On Wall Street: Architectural Photographs of Lower Manhattan 1980-2000 by David Anderson, with Introduction by Paul Goldberger is a highly acclaimed black and white photography book which documents the historic and architecturally beautiful buildings on Wall Street district, which were designed and built by craftsmen of a bygone era of the Victorian Era. The images were made over a 20 year period, and the photographer ended his project with the bombing of the Twin Towers. The book is important not only for the expert photographs and excellent commentary about the photos, but also because 9/11 showed us that no matter how permanent structures appear they will not be here forever. Photographers, historians, architecture enthusiasts will want this book for their collection.
"The sturdiest structure in any small town is the bank—or the building it used to inhabit. Those hunks of columned limestone still anchor downtowns across the country, often converted into grocery stores or shopping arcades. And even on Wall Street, luxury apartments have colonized high-rise wonders like R.H. Robertson's 1899 building at 15 Park Row (looming in the foreground above)—once the tallest office building in the world. Drawn from David Anderson's 'On Wall Street: Architectural Photographs of Lower Manhattan, 1980-2000' (George F. Thompson, 123 pages, $50), this photograph from 1981 captures the upward and outward spiral of the financial industry over the centuries, from the steeple of St. Paul's (1796), to the Park Row building to the 1924 building (center) to the World Trade Center's south tower, stretching out of the frame a few blocks away. Shot in silvery black and white, the pictures emphasize the cool solidity of the often fortress-like subjects, as in the defensive turrets and machicolations of the Federal Reserve Bank. (It's only fitting: Wall Street got its name by marking the fortified edge of the young city.) But Mr. Anderson also has an eye for delicate details—he picks out the swirling grain in the facade of the Stock Exchange—and for whimsical decorations. On a high balcony at 67 Wall Street (now, too, converted into condos), a stone eagle surveys the street, secured by a chain that seems like a leash. These images—free of cars, signs and people—freeze the city in time. But everywhere you look are traces of bygone eras: the now-vanished Trade Center; a small 'First Class' sign on a former steamship terminal; and, carved in stone above a door on William Street, 'Lehman Brothers.'
“David Anderson's poignant photographs capture the coldness, power, and impregnability of the mythical Wall Street. Devoid of the flux of movement and crowds, the monuments speak. Creatures keep watch, frozen in stone, while surprising traces of decay and delicate detail suggest the contingency, even frailty, of human existence.
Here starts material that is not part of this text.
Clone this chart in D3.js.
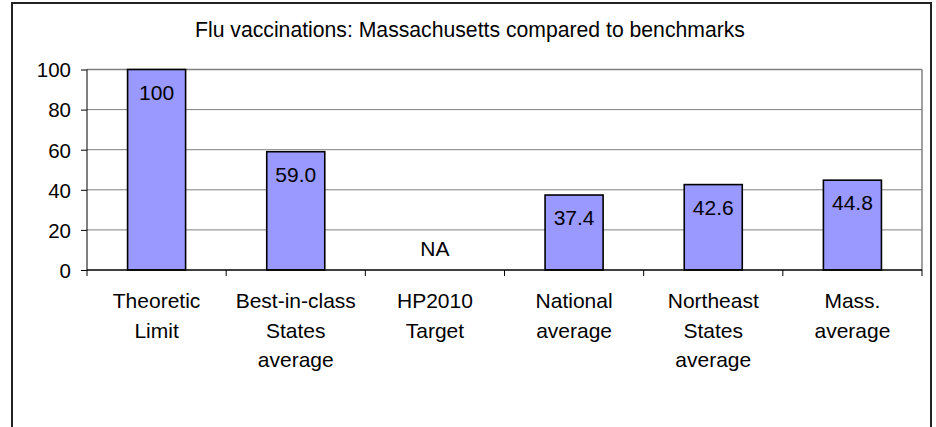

Paul Goldberger's masterful introduction guides us as well in seeing and appreciating this historic citadel of American finance."
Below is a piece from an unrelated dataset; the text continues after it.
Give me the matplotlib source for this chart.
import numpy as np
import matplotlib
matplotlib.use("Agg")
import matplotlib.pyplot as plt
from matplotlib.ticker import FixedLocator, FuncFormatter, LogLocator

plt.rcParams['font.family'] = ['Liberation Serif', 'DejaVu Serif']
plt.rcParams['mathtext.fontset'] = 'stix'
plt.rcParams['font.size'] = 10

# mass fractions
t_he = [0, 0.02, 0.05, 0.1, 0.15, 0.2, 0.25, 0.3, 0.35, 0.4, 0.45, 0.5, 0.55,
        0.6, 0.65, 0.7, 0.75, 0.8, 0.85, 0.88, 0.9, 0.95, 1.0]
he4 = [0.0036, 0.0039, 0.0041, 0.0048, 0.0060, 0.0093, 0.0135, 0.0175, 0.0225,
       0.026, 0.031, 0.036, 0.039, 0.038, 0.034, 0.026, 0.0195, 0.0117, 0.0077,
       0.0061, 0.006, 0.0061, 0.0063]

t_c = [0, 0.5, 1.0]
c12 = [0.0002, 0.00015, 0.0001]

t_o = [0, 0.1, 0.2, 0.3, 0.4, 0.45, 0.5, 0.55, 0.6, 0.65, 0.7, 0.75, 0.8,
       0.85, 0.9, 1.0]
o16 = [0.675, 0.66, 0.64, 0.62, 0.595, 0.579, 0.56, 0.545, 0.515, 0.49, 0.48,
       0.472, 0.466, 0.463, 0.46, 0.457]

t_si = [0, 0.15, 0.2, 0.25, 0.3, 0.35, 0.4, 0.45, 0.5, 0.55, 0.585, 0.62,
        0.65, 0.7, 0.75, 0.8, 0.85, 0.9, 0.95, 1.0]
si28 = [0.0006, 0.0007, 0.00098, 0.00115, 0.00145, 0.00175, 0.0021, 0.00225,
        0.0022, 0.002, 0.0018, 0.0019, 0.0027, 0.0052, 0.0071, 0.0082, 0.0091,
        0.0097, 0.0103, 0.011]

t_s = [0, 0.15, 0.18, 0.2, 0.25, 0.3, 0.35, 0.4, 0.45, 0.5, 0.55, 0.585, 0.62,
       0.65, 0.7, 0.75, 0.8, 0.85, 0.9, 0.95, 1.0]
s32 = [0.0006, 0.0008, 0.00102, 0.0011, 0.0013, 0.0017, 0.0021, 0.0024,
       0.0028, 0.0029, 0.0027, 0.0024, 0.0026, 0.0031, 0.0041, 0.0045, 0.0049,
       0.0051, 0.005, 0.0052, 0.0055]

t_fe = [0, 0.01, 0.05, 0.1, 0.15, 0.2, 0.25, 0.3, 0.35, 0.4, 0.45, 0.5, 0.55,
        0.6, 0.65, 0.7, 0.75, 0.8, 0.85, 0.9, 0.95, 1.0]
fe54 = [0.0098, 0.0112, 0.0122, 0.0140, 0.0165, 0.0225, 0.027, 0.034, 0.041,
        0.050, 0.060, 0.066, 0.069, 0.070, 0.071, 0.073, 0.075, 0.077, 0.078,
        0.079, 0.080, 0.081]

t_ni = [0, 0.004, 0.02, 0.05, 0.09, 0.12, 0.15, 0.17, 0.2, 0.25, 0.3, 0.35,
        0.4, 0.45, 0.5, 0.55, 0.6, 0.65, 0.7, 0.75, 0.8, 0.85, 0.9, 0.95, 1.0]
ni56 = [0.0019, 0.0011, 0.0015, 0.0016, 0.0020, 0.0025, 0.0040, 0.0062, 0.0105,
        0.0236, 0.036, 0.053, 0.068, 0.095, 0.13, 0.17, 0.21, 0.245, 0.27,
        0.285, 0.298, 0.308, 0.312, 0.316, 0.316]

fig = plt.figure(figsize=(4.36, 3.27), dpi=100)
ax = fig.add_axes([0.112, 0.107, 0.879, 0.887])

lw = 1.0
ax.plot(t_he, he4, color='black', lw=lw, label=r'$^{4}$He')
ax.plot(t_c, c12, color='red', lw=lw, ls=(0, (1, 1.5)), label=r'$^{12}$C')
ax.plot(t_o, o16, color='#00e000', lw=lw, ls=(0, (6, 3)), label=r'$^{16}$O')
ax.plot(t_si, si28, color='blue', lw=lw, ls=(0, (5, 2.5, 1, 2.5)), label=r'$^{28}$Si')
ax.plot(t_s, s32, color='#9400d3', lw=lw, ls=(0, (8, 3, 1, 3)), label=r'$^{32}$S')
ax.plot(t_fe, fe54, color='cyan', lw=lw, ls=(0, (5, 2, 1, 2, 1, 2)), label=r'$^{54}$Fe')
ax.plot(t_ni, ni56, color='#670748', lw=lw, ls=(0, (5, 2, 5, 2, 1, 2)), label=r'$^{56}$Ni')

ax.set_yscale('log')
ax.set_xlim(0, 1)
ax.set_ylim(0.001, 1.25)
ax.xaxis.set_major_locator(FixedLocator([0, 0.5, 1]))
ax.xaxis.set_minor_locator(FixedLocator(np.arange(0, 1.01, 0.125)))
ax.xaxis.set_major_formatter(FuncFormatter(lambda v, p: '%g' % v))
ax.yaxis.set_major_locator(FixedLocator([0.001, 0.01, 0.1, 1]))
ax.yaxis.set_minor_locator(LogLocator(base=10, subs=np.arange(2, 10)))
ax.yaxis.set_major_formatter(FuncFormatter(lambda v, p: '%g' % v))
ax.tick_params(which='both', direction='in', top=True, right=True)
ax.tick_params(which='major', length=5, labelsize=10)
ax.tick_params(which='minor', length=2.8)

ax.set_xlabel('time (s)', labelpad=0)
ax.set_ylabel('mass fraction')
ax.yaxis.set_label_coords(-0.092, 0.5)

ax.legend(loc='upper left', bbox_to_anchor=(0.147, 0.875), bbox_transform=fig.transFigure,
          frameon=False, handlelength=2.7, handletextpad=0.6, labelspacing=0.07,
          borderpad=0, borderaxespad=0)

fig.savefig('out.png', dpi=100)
"From 1980 to 2000, photographer David Anderson documented Wall Street's architecture as few others have. Through an extensive range of black-and-white images whose focus is equally on the historic and iconic nature of the buildings, a real sense of this famous place emerges. I compare the look and feel of Anderson's photographs to some of the great urban photographers of the twentieth century: Berenice Abbott, Eugene Atget, Paul Strand, and, more recently, Thomas Struth and Bob Thall. On Wall Street will be an immediate classic that not only appeals to the aesthetic of architects, historians, and photographers, but also functions at street level for those who love cities everywhere, and especially, New York."